━━━ DATA

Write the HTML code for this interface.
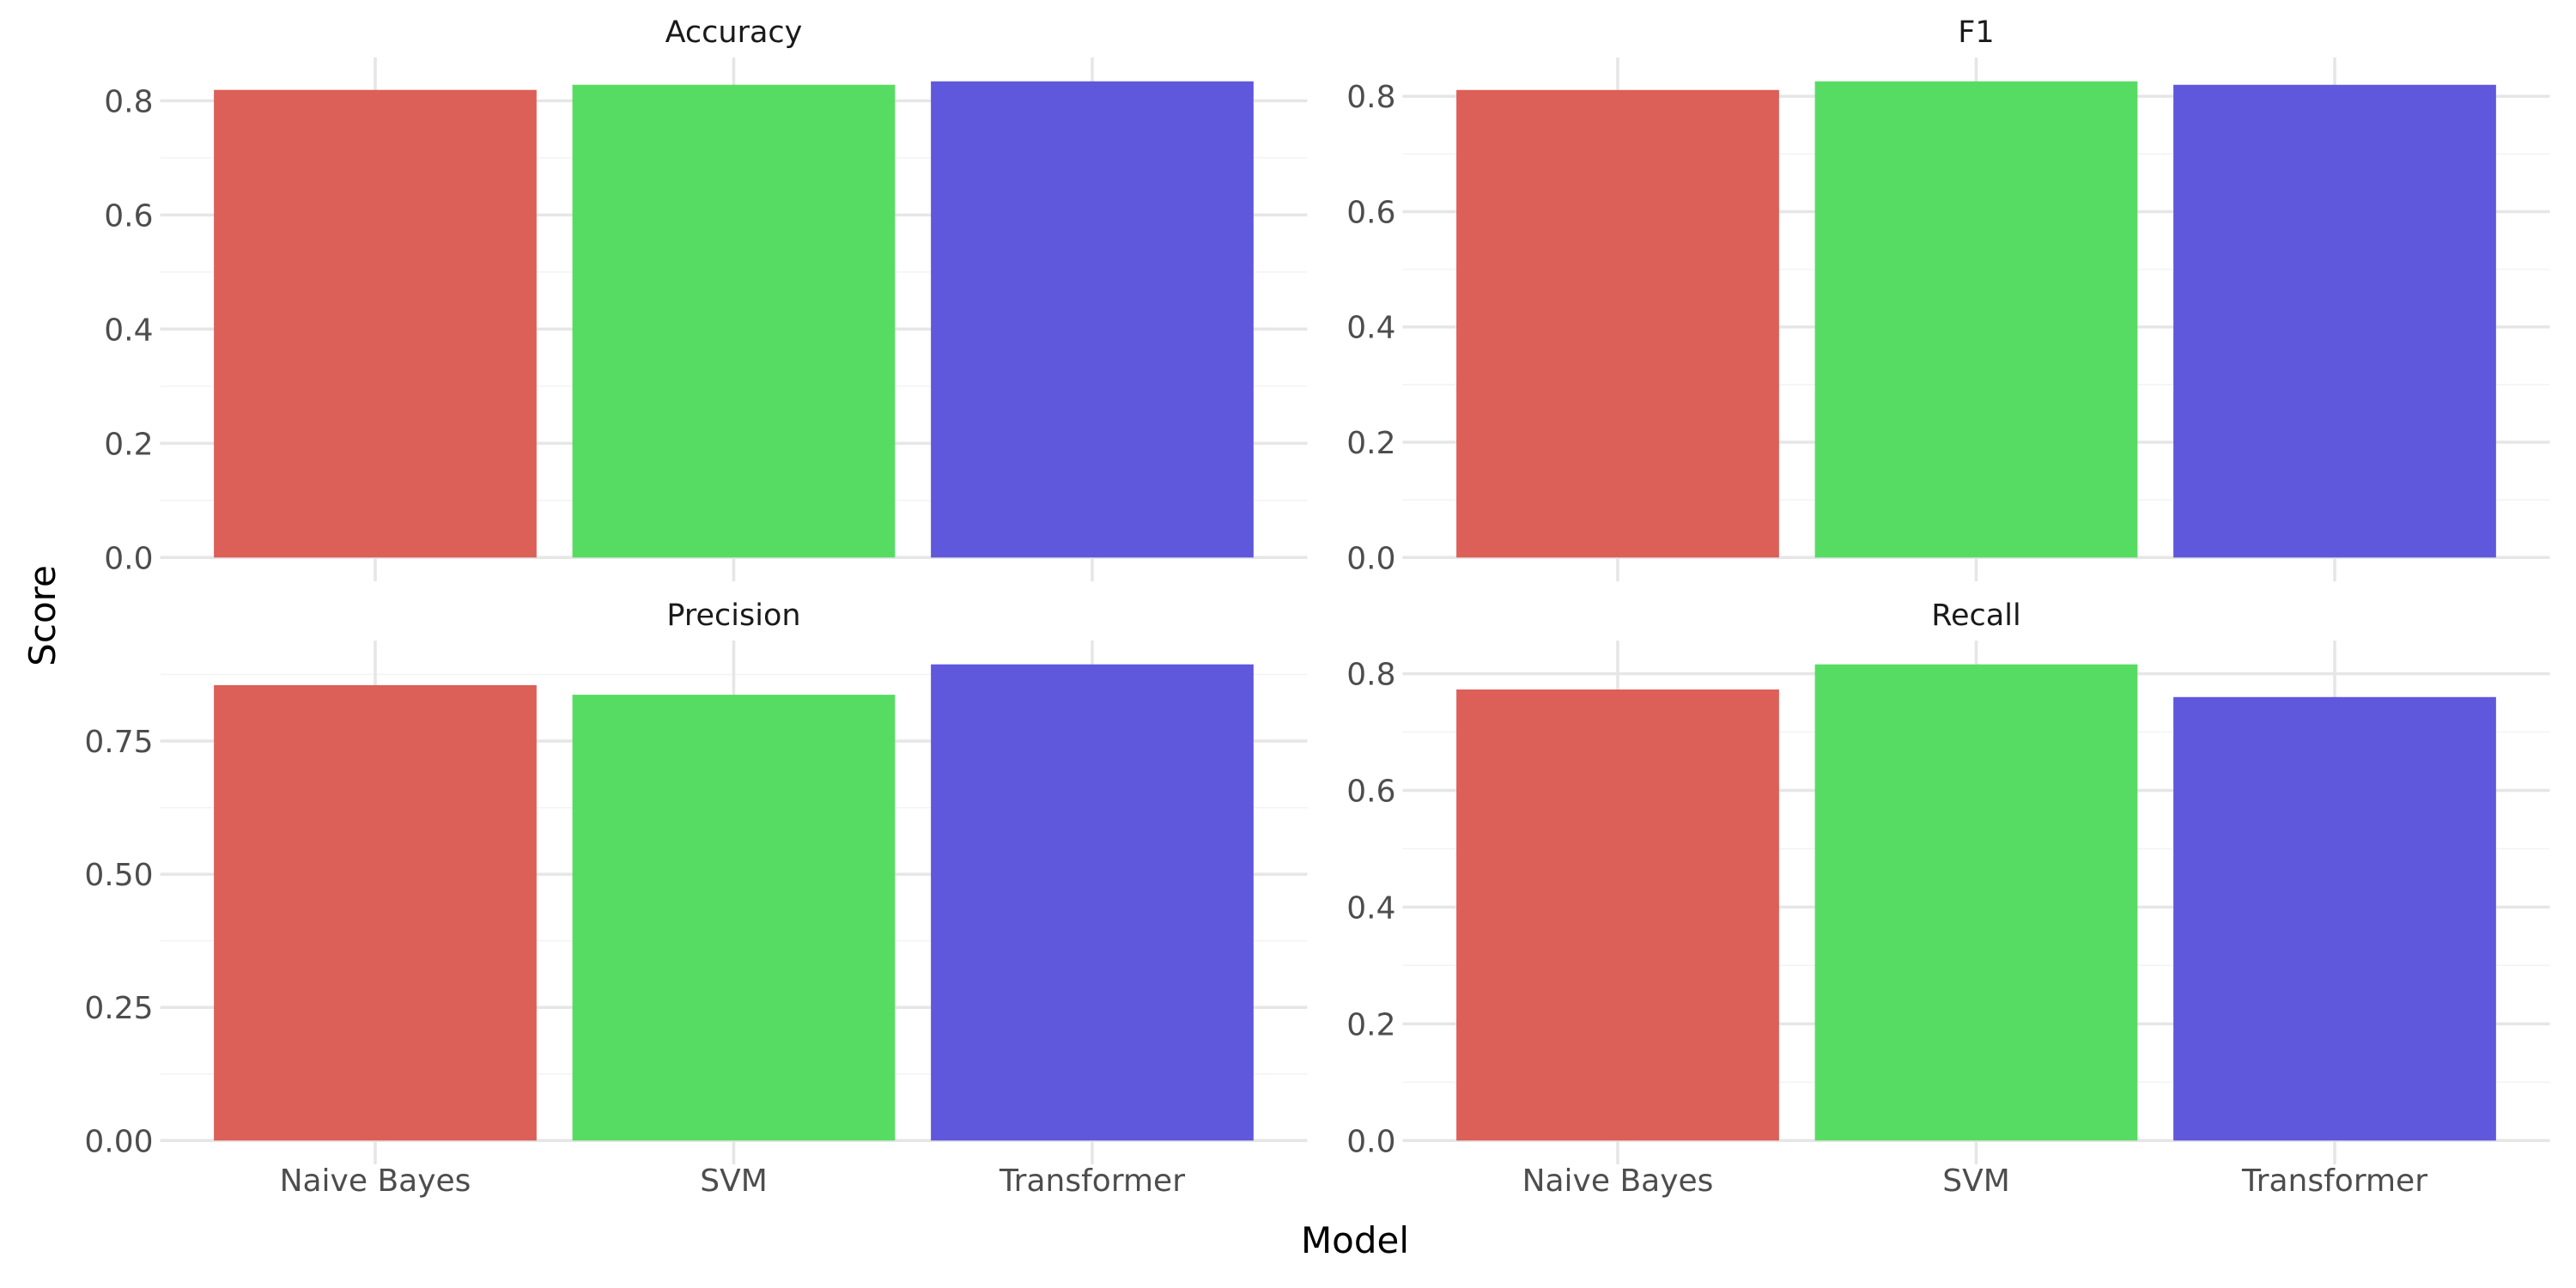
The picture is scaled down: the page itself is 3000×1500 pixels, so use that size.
<!DOCTYPE html>
<html><head><meta charset="utf-8"><style>
html,body{margin:0;padding:0;background:#fff;}
svg{display:block;font-family:"DejaVu Sans","Liberation Sans",sans-serif;}
</style></head>
<body>
<svg id="chart" width="3000" height="1500" viewBox="0 0 3000 1500" xmlns="http://www.w3.org/2000/svg">
<text x="0" y="0" transform="translate(64,717) rotate(-90)" text-anchor="middle" font-size="42" fill="#000">Score</text>
<text x="1578" y="1459" text-anchor="middle" font-size="42" fill="#000">Model</text>
</svg>
<script>
const categories = ["Naive Bayes", "SVM", "Transformer"];
const colors = ["#DC5F58", "#57DC63", "#5F58DC"];
const metrics = ["Accuracy", "F1", "Precision", "Recall"];
const accuracyValues = [0.819, 0.828, 0.834];
const f1Values = [0.811, 0.826, 0.820];
const precisionValues = [0.855, 0.837, 0.894];
const recallValues = [0.773, 0.816, 0.760];
const accuracyTicks = [0, 0.2, 0.4, 0.6, 0.8];
const f1Ticks = [0, 0.2, 0.4, 0.6, 0.8];
const precisionTicks = [0, 0.25, 0.5, 0.75];
const recallTicks = [0, 0.2, 0.4, 0.6, 0.8];
const accuracyTickLabels = ["0.0", "0.2", "0.4", "0.6", "0.8"];
const f1TickLabels = ["0.0", "0.2", "0.4", "0.6", "0.8"];
const precisionTickLabels = ["0.00", "0.25", "0.50", "0.75"];
const recallTickLabels = ["0.0", "0.2", "0.4", "0.6", "0.8"];

const NS = "http://www.w3.org/2000/svg";
const svg = document.getElementById("chart");
function mk(tag, attrs, parent) {
  const e = document.createElementNS(NS, tag);
  for (const k in attrs) e.setAttribute(k, attrs[k]);
  (parent || svg).appendChild(e);
  return e;
}
const panels = [
  {vals: accuracyValues, ticks: accuracyTicks, labels: accuracyTickLabels, x0: 186.5, x1: 1522.5, y0: 67, y1: 677, showX: false},
  {vals: f1Values, ticks: f1Ticks, labels: f1TickLabels, x0: 1633.5, x1: 2969.5, y0: 67, y1: 677, showX: false},
  {vals: precisionValues, ticks: precisionTicks, labels: precisionTickLabels, x0: 186.5, x1: 1522.5, y0: 746, y1: 1356, showX: true},
  {vals: recallValues, ticks: recallTicks, labels: recallTickLabels, x0: 1633.5, x1: 2969.5, y0: 746, y1: 1356, showX: true}
];
panels.forEach((p, pi) => {
  const g = mk("g", {});
  
  
  const M = Math.max(...p.vals);
  const lo = -0.05 * M, hi = 1.05 * M;
  const y = v => p.y1 - (v - lo) / (hi - lo) * (p.y1 - p.y0);
  const step = (p.x1 - p.x0) / 3.2;
  const x = i => p.x0 + (0.6 + i) * step;
  for (let i = 0; i < p.ticks.length; i++) {
    const d = p.ticks.length > 1 ? p.ticks[1] - p.ticks[0] : 0.2;
    const mv = p.ticks[i] + d / 2;
    if (mv <= hi) {
      const l = mk("line", {x1: p.x0, x2: p.x1, y1: y(mv), y2: y(mv), stroke: "#f3f3f3", "stroke-width": 1.5}, g);
      
      
    }
  }
  p.ticks.forEach((t, i) => {
    const l = mk("line", {x1: p.x0, x2: p.x1, y1: y(t), y2: y(t), stroke: "#e6e6e6", "stroke-width": 3.5}, g);
    
    
    const tx = mk("text", {x: p.x0 - 8, y: y(t) + 13, "text-anchor": "end", "font-size": 36, fill: "#4d4d4d"}, g);
    tx.textContent = p.labels[i];
    
    
  });
  categories.forEach((c, i) => {
    const l = mk("line", {x1: x(i), x2: x(i), y1: p.y0, y2: p.y1, stroke: "#e6e6e6", "stroke-width": 3.5}, g);
    
    
  });
  categories.forEach((c, i) => {
    const w = 0.9 * step;
    const r = mk("rect", {x: x(i) - w / 2, y: y(p.vals[i]), width: w, height: y(0) - y(p.vals[i]), fill: colors[i]}, g);
    
    
    if (p.showX) {
      const tx = mk("text", {x: x(i), y: p.y1 + 31, "text-anchor": "middle", "font-size": 36, fill: "#4d4d4d"}, g);
      tx.textContent = c;
      
      
    }
  });
  const st = mk("text", {x: (p.x0 + p.x1) / 2, y: p.y0 - 18, "text-anchor": "middle", "font-size": 35, fill: "#1a1a1a"}, g);
  st.textContent = metrics[pi];
  
  
});
</script>
</body></html>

━━━━━━

▶ [GOAL]: Look through the data above. Copy every line with the string "size" in it.

▶ [IN RESPONSE]:
The picture is scaled down: the page itself is 3000×1500 pixels, so use that size.
<text x="0" y="0" transform="translate(64,717) rotate(-90)" text-anchor="middle" font-size="42" fill="#000">Score</text>
<text x="1578" y="1459" text-anchor="middle" font-size="42" fill="#000">Model</text>
    const tx = mk("text", {x: p.x0 - 8, y: y(t) + 13, "text-anchor": "end", "font-size": 36, fill: "#4d4d4d"}, g);
      const tx = mk("text", {x: x(i), y: p.y1 + 31, "text-anchor": "middle", "font-size": 36, fill: "#4d4d4d"}, g);
  const st = mk("text", {x: (p.x0 + p.x1) / 2, y: p.y0 - 18, "text-anchor": "middle", "font-size": 35, fill: "#1a1a1a"}, g);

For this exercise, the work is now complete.